In Canada, tomorrow, November 11th, is Remembrance Day -- the day on which Canadians honour the many thousands who paid the ultimate price in foreign wars for the freedom and prosperity which the Great No-longer-white North enjoys today.
Because Canadians lost a proportionately higher number of young men and women than countries like the UK and the USA, it's a big deal in Canada. For ten days now, members of the Royal Canadian Legion have been selling poppies, which patriotic Canadians are urged to buy (for a loonie or two) and wear on their lapels to honour those who went to fight for their country and never came home.
In rural Canada, nearly everyone wears a poppy. (Why a poppy? Read "In Flanders Fields", a touching poem by Lt-Col. John McCrae, who was there.) In the Toronto conurbation, where native-born Canadians are in the minority, not as much. The inimitable Don Cherry had something to say about that on the "Coach's Corner" segment of Hockey Night in Canada last night. Here's the clip.

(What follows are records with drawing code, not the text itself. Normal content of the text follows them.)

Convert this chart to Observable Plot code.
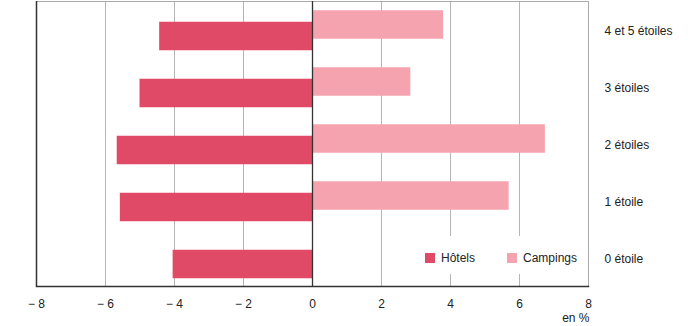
<!DOCTYPE html>
<html>
<head>
<meta charset="utf-8">
<script src="https://cdn.jsdelivr.net/npm/d3@7"></script>
<script src="https://cdn.jsdelivr.net/npm/@observablehq/plot@0.6"></script>
<style>
  html, body { margin: 0; padding: 0; background: #fff; }
  #chart { position: relative; width: 700px; height: 326px; font-family: "Liberation Sans", Arial, sans-serif; }
  #legend { position: absolute; left: 415px; top: 236px; width: 168px; height: 38px; background: #fff;
            font-size: 12px; color: #222; }
  .sw { position: absolute; width: 10px; height: 10px; top: 17px; }
  .lt { position: absolute; top: 15px; line-height: 14px; }
</style>
</head>
<body>
<div id="chart"></div>
<script>
const categories = ["4 et 5 étoiles", "3 étoiles", "2 étoiles", "1 étoile", "0 étoile"];
const hotels = [-4.43, -5.0, -5.66, -5.57, -4.04];
const campings = [3.80, 2.85, 6.75, 5.70, null];
const seriesNames = ["Hôtels", "Campings"];
const seriesColors = ["#e14a67", "#f5a3ae"];
const xTicks = [-8, -6, -4, -2, 0, 2, 4, 6, 8];
const gridTicks = [-6, -4, -2, 2, 4, 6];

const hotelData = categories.map((c, i) => ({cat: c, v: hotels[i]}));
const campData = categories.map((c, i) => ({cat: c, v: campings[i]})).filter(d => d.v != null);

const fmt = d => d < 0 ? "\u2212 " + Math.abs(d) : String(d);

const chart = Plot.plot({
  width: 700,
  height: 326,
  marginLeft: 36,
  marginRight: 112,
  marginTop: 1,
  marginBottom: 40,
  style: {fontFamily: '"Liberation Sans", Arial, sans-serif', fontSize: "12px", color: "#222", background: "#fff"},
  x: {domain: [-8, 8]},
  y: {domain: categories, padding: 0},
  marks: [
    Plot.ruleX(gridTicks, {stroke: "#b5b5b5", strokeWidth: 1}),
    Plot.frame({stroke: "#aaaaaa"}),
    Plot.barX(campData, {x: "v", y: "cat", fill: seriesColors[1], insetTop: 14.25, insetBottom: 14.25, dy: -5}),
    Plot.barX(hotelData, {x: "v", y: "cat", fill: seriesColors[0], insetTop: 14.25, insetBottom: 14.25, dy: 6.5}),
    Plot.ruleX([0], {stroke: "#333", strokeWidth: 1.3}),
    Plot.ruleX([-8], {stroke: "#333", strokeWidth: 1.5}),
    Plot.frame({anchor: "bottom", stroke: "#333", strokeWidth: 1.5}),
    Plot.axisX({ticks: xTicks, tickFormat: fmt, tickSize: 0, tickPadding: 13, label: null}),
    Plot.axisY({anchor: "right", tickSize: 0, tickPadding: 16, label: null, dy: 1}),
    Plot.text(["en %"], {frameAnchor: "bottom-right", dy: 35, dx: 1, textAnchor: "end"})
  ]
});
const root = document.getElementById("chart");
root.appendChild(chart);

const legend = document.createElement("div");
legend.id = "legend";
const items = [
  {name: seriesNames[0], color: seriesColors[0], sx: 10, tx: 26},
  {name: seriesNames[1], color: seriesColors[1], sx: 92, tx: 108}
];
for (const it of items) {
  const sw = document.createElement("div");
  sw.className = "sw"; sw.style.left = it.sx + "px"; sw.style.background = it.color;
  const t = document.createElement("div");
  t.className = "lt"; t.style.left = it.tx + "px"; t.textContent = it.name;
  legend.appendChild(sw); legend.appendChild(t);
}
root.appendChild(legend);
</script>
</body>
</html>
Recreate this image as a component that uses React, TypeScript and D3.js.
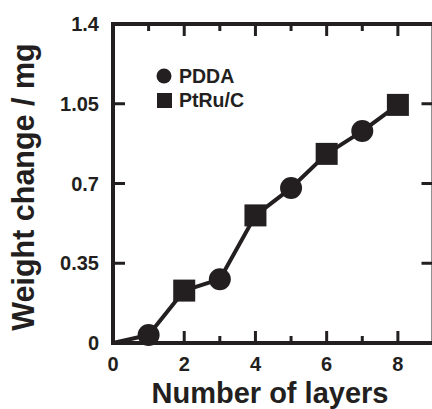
import React, { useEffect, useRef } from 'react';
import * as d3 from 'd3';

// data
const layers = [0, 1, 2, 3, 4, 5, 6, 7, 8];
const weightChange = [0, 0.035, 0.23, 0.28, 0.56, 0.68, 0.83, 0.93, 1.045];
const pddaLayers = [1, 3, 5, 7];
const ptruLayers = [2, 4, 6, 8];

const xMajorTicks = [2, 4, 6, 8];
const xMinorTicks = [1, 3, 5, 7];
const xTickLabels = ['0', '2', '4', '6', '8'];
const yTicks = [0.35, 0.7, 1.05];
const yTickLabels = ['0', '0.35', '0.7', '1.05', '1.4'];

const W = 432;
const H = 409;
const INK = '#231f20';
const FONT = '"Liberation Sans", Arial, sans-serif';

const App = () => {
  const svgRef = useRef<SVGSVGElement>(null);

  useEffect(() => {
    const svg = d3.select(svgRef.current);
    svg.selectAll('*').remove();

    const x = d3.scaleLinear().domain([0, 9]).range([113, 433.5]);
    const y = d3.scaleLinear().domain([0, 1.4]).range([343, 24]);

    const pts = layers.map((l, i) => ({ l, w: weightChange[i] }));
    const valueAt = (l) => weightChange[layers.indexOf(l)];

    // frame
    const frame = svg.append('g').attr('stroke', INK).attr('stroke-width', 4).attr('fill', 'none');
    frame.append('rect')
      .attr('x', x(0)).attr('y', y(1.4))
      .attr('width', x(9) - x(0)).attr('height', y(0) - y(1.4));

    // ticks, all pointing inward
    const ticks = svg.append('g').attr('stroke', INK).attr('stroke-width', 3);
    const xt = [
      ...xMajorTicks.map(v => ({ v, len: 12 })),
      ...xMinorTicks.map(v => ({ v, len: 7 })),
    ];
    ticks.selectAll('.xb').data(xt).enter().append('line')
      .attr('x1', d => x(d.v)).attr('x2', d => x(d.v))
      .attr('y1', y(0)).attr('y2', d => y(0) - d.len);
    ticks.selectAll('.xt').data(xt).enter().append('line')
      .attr('x1', d => x(d.v)).attr('x2', d => x(d.v))
      .attr('y1', y(1.4)).attr('y2', d => y(1.4) + d.len);
    ticks.selectAll('.yl').data(yTicks).enter().append('line')
      .attr('x1', x(0)).attr('x2', x(0) + 12)
      .attr('y1', d => y(d)).attr('y2', d => y(d));
    ticks.selectAll('.yr').data(yTicks).enter().append('line')
      .attr('x1', x(9)).attr('x2', x(9) - 12)
      .attr('y1', d => y(d)).attr('y2', d => y(d));

    // tick labels
    const labels = svg.append('g')
      .attr('font-family', FONT).attr('font-weight', 'bold').attr('font-size', 20).attr('fill', INK);
    labels.selectAll('.xl').data(xTickLabels).enter().append('text')
      .attr('x', d => x(+d)).attr('y', 371)
      .attr('text-anchor', 'middle')
      .text(d => d);
    labels.selectAll('.yl').data(yTickLabels).enter().append('text')
      .attr('x', 99).attr('y', d => y(+d) + 7)
      .attr('text-anchor', 'end')
      .text(d => d);

    // axis titles
    svg.append('text')
      .attr('x', 270).attr('y', 403)
      .attr('text-anchor', 'middle')
      .attr('font-family', FONT).attr('font-weight', 'bold').attr('font-size', 29).attr('fill', INK)
      .text('Number of layers');
    svg.append('text')
      .attr('transform', 'translate(34,187) rotate(-90)')
      .attr('text-anchor', 'middle')
      .attr('font-family', FONT).attr('font-weight', 'bold').attr('font-size', 30.5).attr('fill', INK)
      .text('Weight change / mg');

    // the connecting line
    const line = d3.line<{ l: number; w: number }>()
      .x(d => x(d.l))
      .y(d => y(d.w));
    svg.append('path')
      .datum(pts)
      .attr('d', line)
      .attr('fill', 'none')
      .attr('stroke', INK)
      .attr('stroke-width', 4)
      .attr('stroke-linejoin', 'round');

    // markers
    svg.selectAll('.pdda').data(pddaLayers).enter().append('circle')
      .attr('cx', d => x(d)).attr('cy', d => y(valueAt(d)))
      .attr('r', 11)
      .attr('fill', INK);
    const side = 22;
    svg.selectAll('.ptru').data(ptruLayers).enter().append('rect')
      .attr('x', d => x(d) - side / 2).attr('y', d => y(valueAt(d)) - side / 2)
      .attr('width', side).attr('height', side)
      .attr('fill', INK);

    // legend
    const legend = svg.append('g')
      .attr('font-family', FONT).attr('font-weight', 'bold').attr('font-size', 19.5).attr('fill', INK);
    legend.append('circle').attr('cx', 164).attr('cy', 76).attr('r', 7.5);
    legend.append('text').attr('x', 179).attr('y', 83).text('PDDA');
    legend.append('rect').attr('x', 157).attr('y', 93).attr('width', 15).attr('height', 15);
    legend.append('text').attr('x', 179).attr('y', 107).text('PtRu/C');
  }, []);

  return (
    <svg
      ref={svgRef}
      width={W}
      height={H}
      style={{ position: 'absolute', left: 0, top: 0, background: '#fff' }}
    ></svg>
  );
};

export default App;
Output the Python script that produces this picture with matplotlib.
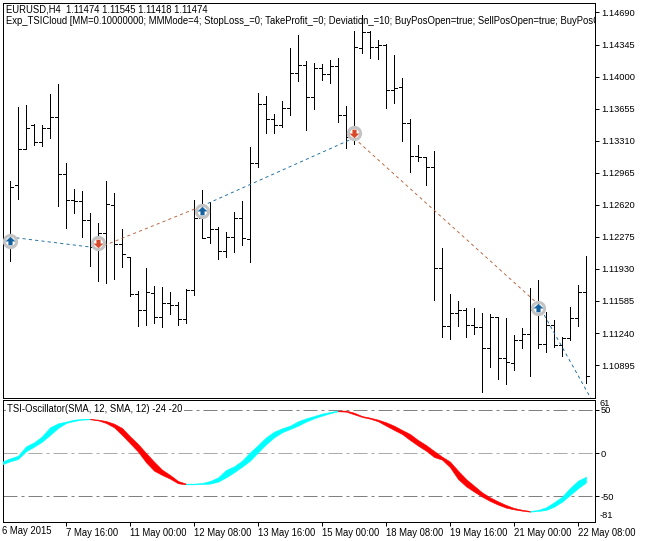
import numpy as np
import matplotlib
matplotlib.use('Agg')
import matplotlib.pyplot as plt
from matplotlib.path import Path

plt.rcParams['font.family'] = ['Liberation Sans', 'DejaVu Sans']

# EURUSD H4 bars (points, 1e-5)
bar_open = [112284, 112833, 113221, 113479, 113296, 113447, 113565, 112952, 112672, 112661,
            112456, 112166, 112317, 112618, 112198, 112058, 111660, 111488, 111671, 111412,
            111563, 111542, 111391, 111703, 112478, 112273, 112360, 112123, 112273, 112478,
            112252, 113070, 113705, 113544, 113479, 113662, 114039, 114125, 113780, 114093,
            114028, 114114, 113587, 113350, 114308, 114480, 114319, 114340, 113856, 113888,
            113501, 113145, 113135, 113027, 111940, 111315, 111455, 111488, 111326, 111305,
            111079, 111412, 110971, 110917, 111165, 111229, 111488, 111122, 111326, 111111,
            111186, 111402, 111681]
bar_high = [112876, 113673, 113694, 113490, 113479, 113813, 113920, 113070, 112790, 112769,
            112532, 112424, 112876, 112747, 112360, 112058, 111692, 111940, 111746, 111735,
            111681, 111574, 111714, 112672, 112779, 112650, 112381, 112327, 112543, 112661,
            113242, 113824, 113791, 113597, 113737, 114308, 114448, 114168, 114146, 114136,
            114179, 114200, 113684, 114491, 114663, 114491, 114394, 114351, 114233, 113985,
            113544, 113264, 113135, 113199, 112155, 111660, 111585, 111509, 111509, 111455,
            111445, 111412, 111402, 111219, 111294, 111725, 111811, 111466, 111380, 111197,
            111520, 111757, 112069]
bar_low = [112015, 112683, 113221, 113264, 113253, 113339, 112607, 112370, 112532, 112273,
           111961, 111800, 111778, 111821, 111951, 111638, 111315, 111326, 111348, 111305,
           111445, 111326, 111348, 111649, 112263, 112209, 112037, 112058, 112112, 112187,
           112004, 113027, 113393, 113393, 113458, 113587, 113953, 113425, 113651, 113963,
           113931, 113511, 113231, 113275, 114254, 114200, 114190, 113662, 113716, 113307,
           112973, 113092, 112833, 111595, 111197, 111176, 111315, 111197, 111229, 110605,
           110874, 110745, 110691, 110842, 111079, 110777, 111079, 111036, 111089, 110993,
           111165, 111315, 110702]
bar_close = [112812, 113221, 113447, 113296, 113447, 113565, 112952, 112672, 112661, 112456,
             112166, 112317, 112629, 112198, 112091, 111660, 111488, 111681, 111412, 111563,
             111542, 111391, 111703, 112478, 112263, 112360, 112123, 112273, 112478, 112263,
             113070, 113705, 113544, 113479, 113662, 114039, 114125, 113780, 114093, 114028,
             114114, 113587, 113350, 114319, 114480, 114319, 114340, 113856, 113877, 113501,
             113145, 113135, 113027, 111940, 111315, 111455, 111488, 111326, 111305, 111079,
             111412, 110971, 110928, 111165, 111229, 111488, 111122, 111326, 111111, 111186,
             111402, 111681, 110777]

# zigzag between the trade signals
zig_red_1 = ([-1, 0], [112263, 112273])
zig_blue_1 = ([0, 11], [112273, 112155])
zig_red_2 = ([11, 24], [112155, 112607])
zig_blue_2 = ([24, 43], [112607, 113339])
zig_red_3 = ([43, 66], [113339, 111552])
zig_blue_3 = ([66, 73], [111552, 110476])

buy_idx = [0, 24, 66]
buy_price = [112230, 112553, 111509]
sell_idx = [11, 43]
sell_price = [112209, 113393]

# TSI cloud, first value sits on the left border
tsi_upper = [-10.0, -6.2, -3.1, 7.8, 12.4, 19.4, 29.9, 34.5, 36.5, 38.8, 39.6, 39.6, 38.8, 37.2,
             34.1, 29.1, 19.4, 10.5, 0.0, -10.0, -19.3, -25.5, -32.5, -35.6, -35.6, -34.9, -32.5,
             -28.3, -19.7, -15.5, -8.9, 0.8, 9.3, 18.2, 24.8, 28.7, 31.8, 36.9, 40.3, 43.0, 45.8,
             47.7, 49.3, 49.3, 46.9, 43.0, 41.1, 38.8, 35.7, 31.8, 26.8, 22.1, 15.1, 9.3, 2.4,
             -4.2, -10.0, -20.5, -30.2, -38.0, -45.7, -51.5, -56.2, -60.4, -63.9, -65.9, -67.4,
             -66.2, -63.1, -57.3, -50.7, -40.7, -32.1, -27.5]
tsi_lower = [-13.1, -9.7, -7.0, 2.0, 7.4, 13.2, 21.0, 29.1, 34.9, 37.2, 38.8, 39.2, 38.0, 34.9,
             29.9, 21.0, 11.3, 1.6, -10.8, -20.5, -25.5, -29.8, -35.2, -36.4, -36.4, -36.0, -35.6,
             -33.3, -28.3, -22.4, -15.9, -8.9, 0.8, 10.1, 18.2, 24.1, 27.9, 31.8, 36.5, 40.3, 43.4,
             46.2, 48.5, 48.1, 45.0, 41.9, 39.9, 36.9, 31.8, 26.8, 22.1, 15.1, 8.6, 2.7, -4.6,
             -7.7, -16.6, -30.2, -38.7, -44.9, -50.7, -55.8, -60.0, -63.5, -65.5, -67.0, -68.2,
             -67.4, -66.2, -62.4, -56.6, -48.8, -41.0, -34.1]
# (first bar, last bar, colour) of each run of the cloud
tsi_runs = [(-1, 10, '#00FFFF'), (10, 22, '#FF0000'), (22, 41, '#00FFFF'),
            (41, 65, '#FF0000'), (65, 72, '#00FFFF')]

price_ticks = [114690, 114345, 114000, 113655, 113310, 112965, 112620, 112275, 111930, 111585,
               111240, 110895]
tsi_levels = [50, 0, -50]
date_idx = [7, 15, 23, 31, 39, 47, 55, 63, 71]
date_labels = ['7 May 16:00', '11 May 00:00', '12 May 08:00', '13 May 16:00', '15 May 00:00',
               '18 May 08:00', '19 May 16:00', '21 May 00:00', '22 May 08:00']

W, H = 646, 541
FS = 6.85
FS_AXIS = 6.7
LW = 0.72  # one pixel at dpi 100
X_LIM = (-0.94, 73.06)


def to_price(points):
    return np.asarray(points) / 100000.0


def px_rect(left, top, right, bottom):
    return [left / W, 1 - bottom / H, (right - left) / W, (bottom - top) / H]


def main():
    fig = plt.figure(figsize=(W / 100, H / 100), dpi=100)
    ax = fig.add_axes(px_rect(2.5, 2.5, 594.5, 397.5))
    sub = fig.add_axes(px_rect(2.5, 399.5, 594.5, 521.5))

    idx = np.arange(len(bar_open))
    ax.vlines(idx, to_price(bar_low), to_price(bar_high), color='black', lw=LW, antialiased=False)
    ax.hlines(to_price(bar_open), idx - 0.36, idx, color='black', lw=LW, antialiased=False)
    ax.hlines(to_price(bar_close), idx, idx + 0.36, color='black', lw=LW, antialiased=False)

    for xs, ys in (zig_blue_1, zig_blue_2, zig_blue_3):
        ax.plot(xs, to_price(ys), color='#1B6C9C', lw=0.65, dashes=(3.5, 3.5))
    for xs, ys in (zig_red_1, zig_red_2, zig_red_3):
        ax.plot(xs, to_price(ys), color='#B5603C', lw=0.65, dashes=(3.5, 3.5))

    arrow_up = Path([(0, 1), (-1, 0.05), (-0.42, 0.05), (-0.42, -0.8), (0.42, -0.8),
                     (0.42, 0.05), (1, 0.05), (0, 1)])
    arrow_down = Path([(0, -1), (-1, -0.05), (-0.42, -0.05), (-0.42, 0.8), (0.42, 0.8),
                       (0.42, -0.05), (1, -0.05), (0, -1)])
    for xs, ys, mark, col in ((buy_idx, buy_price, arrow_up, '#14619F'),
                              (sell_idx, sell_price, arrow_down, '#D8482A')):
        ax.plot(xs, to_price(ys), ls='none', marker='o', ms=8.8, mfc='white', mec='#C4C4C4', mew=2.2, zorder=4)
        ax.plot(xs, to_price(ys), ls='none', marker=mark, ms=6.5, mfc=col, mec=col, mew=0.2, zorder=5)

    ax.set_xlim(*X_LIM)
    ax.set_ylim(1.105458, 1.147976)
    ax.set_xticks([])
    ax.yaxis.tick_right()
    ax.set_yticks(to_price(price_ticks))
    ax.set_yticklabels([f'{p / 100000:.5f}' for p in price_ticks])
    ax.tick_params(axis='y', length=3, width=LW, pad=1.5, labelsize=FS_AXIS)

    fig.text(6 / W, 1 - 9.5 / H, 'EURUSD,H4  1.11474 1.11545 1.11418 1.11474', fontsize=FS, va='center')
    head = ax.text(3.5 / 592, 1 - 18.5 / 395,
                   'Exp_TSICloud [MM=0.10000000; MMMode=4; StopLoss_=0; TakeProfit_=0; Deviation_=10; '
                   'BuyPosOpen=true; SellPosOpen=true; BuyPosClose=true; SellPosClose=true]',
                   fontsize=FS, va='center', transform=ax.transAxes, clip_on=True)
    head.set_zorder(6)

    tsi_x = np.arange(-1, len(tsi_upper) - 1)
    up = np.array(tsi_upper)
    low = np.array(tsi_lower)
    for first, last, col in tsi_runs:
        keep = (tsi_x >= first) & (tsi_x <= last)
        sub.fill_between(tsi_x[keep], low[keep], up[keep], color=col, lw=0.4, zorder=3)

    sub.axhline(50, color='#808080', lw=LW, dashes=(14, 4, 3, 4), zorder=2)
    sub.axhline(0, color='#ABABAB', lw=LW, dashes=(14, 4, 3, 4), zorder=2)
    sub.axhline(-50, color='#808080', lw=LW, dashes=(14, 4, 3, 4), zorder=2)

    sub.set_xlim(*X_LIM)
    sub.set_ylim(-79.6, 62.2)
    sub.yaxis.tick_right()
    sub.set_yticks(tsi_levels)
    sub.set_yticklabels([str(v) for v in tsi_levels])
    sub.tick_params(axis='y', length=3, width=LW, pad=1.5, labelsize=FS_AXIS)
    sub.set_xticks(date_idx)
    sub.set_xticklabels(date_labels, ha='left')
    sub.tick_params(axis='x', length=3, width=LW, pad=1.5, labelsize=FS)
    sub.text(4.5 / 592, 1 - 9.2 / 122, 'TSI-Oscillator(SMA, 12, SMA, 12) -24 -20', fontsize=FS, va='center',
             transform=sub.transAxes, zorder=6, bbox=dict(fc='white', ec='none', pad=0.8))
    fig.text(2 / W, 1 - 530.5 / H, '6 May 2015', fontsize=FS, va='center')
    fig.text(600 / W, 1 - 404 / H, '61', fontsize=FS_AXIS, va='center')
    fig.text(600 / W, 1 - 515.5 / H, '-81', fontsize=FS_AXIS, va='center')

    for a in (ax, sub):
        for side in a.spines.values():
            side.set_linewidth(LW)

    fig.savefig('out.png', dpi=100)


if __name__ == "__main__":
    main()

Predictably, Mr Cherry is already being attacked by the SJWs and multiculti wienies in Canuckistan's (((controlled media))) for "singling out" immigrants, although he never used that word. What he said (in case you can't understand the accent) was, "You people … you love our way of life, you love our milk and honey, at least you can pay a couple bucks for a poppy or something like that. These guys paid for your way of life that you enjoy in Canada, these guys paid the biggest price."
Mr Cherry made his comment prior to running his annual Remembrance Day video montage, where he is seen walking through a military cemetery in France, visiting the graves of Canadian soldiers who went to battle in World War I and never returned.